4 of 4 people found this review helpful
This book is what history is to me. When I pick up a biography/history book, I like it to be like this one: heavy on the characters, but also a scholarly look at the issues of the day. I appreciate how Doris Kearns Goodwin can sift through all the material, and bring it together in one giant, forceful story.The friendship that dissolved between Roosevelt and Taft is fascinating, and is at the center of the book.I could listen to stories about those two all day. There is also a lot about McClure's magazine and the new journalism, and the pivotal battles with Rockefeller and the Trusts. Through it all, there are friendships, alliances, and falling outs.
The book is long, but in this case, it's a plus. Edward Herrmann is a good choice for narrator - he has the gravitas, and the kind of voice that you can listen to for a very long time. I thought I knew something of this part of history, but there was a lot I didn't know, or hadn't seen presented in quite this way. Really enjoyable, and definitely worth my time.
3 of 3 people found this review helpful
Wow! I'm not a history aficionado but I still found this book to be quite entertaining. The Taft/Roosevelt friendship and estrangement was something I knew about vaguely, but certainly not in context with other world events and not in the detail provided here. I enjoy books and writing in general, so the inclusion of Sam McClure's part in the events of that time was a real treat. The performance was well done and never got in the way of the story. It's a long book and there were a few points where it dragged a little, but overall I really enjoyed it and was sad that it came to an end. I hope Doris Kearns Goodwin goes on to write about the Wilson presidency and then just keeps writing through the rest of the presidents.

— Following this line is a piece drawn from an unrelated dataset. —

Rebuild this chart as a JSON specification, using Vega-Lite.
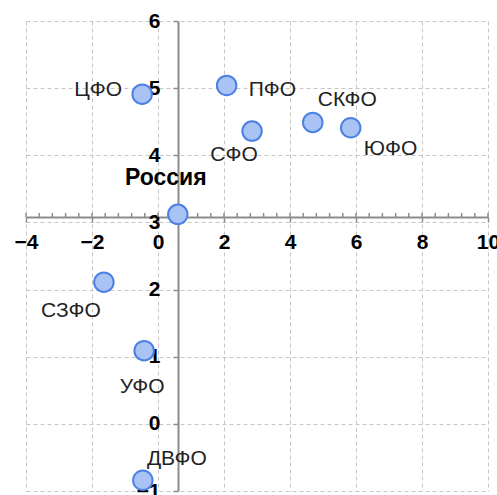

7 of 8 people found this review helpful
Team of Rivals was SO GOOD. This one is great as well. My favorite thing about it is there is no good guy/bad guy dichotomy. Each man did great things. Each man did what seem to me unfathomably bad things. The muckrakers had their great moment of influence and were fascinating people. I regret that I wasn't able to learn more about Ida Tarbell (But I'm impelled to find out more). And finally, today's political skirmishes are almost identical. The more I read of history, the more I'm convinced of the non-perfectability of governments and individuals. I can't even imagine how Doris Kearns Goodwin is able to create two such brilliantly researched and nuanced books.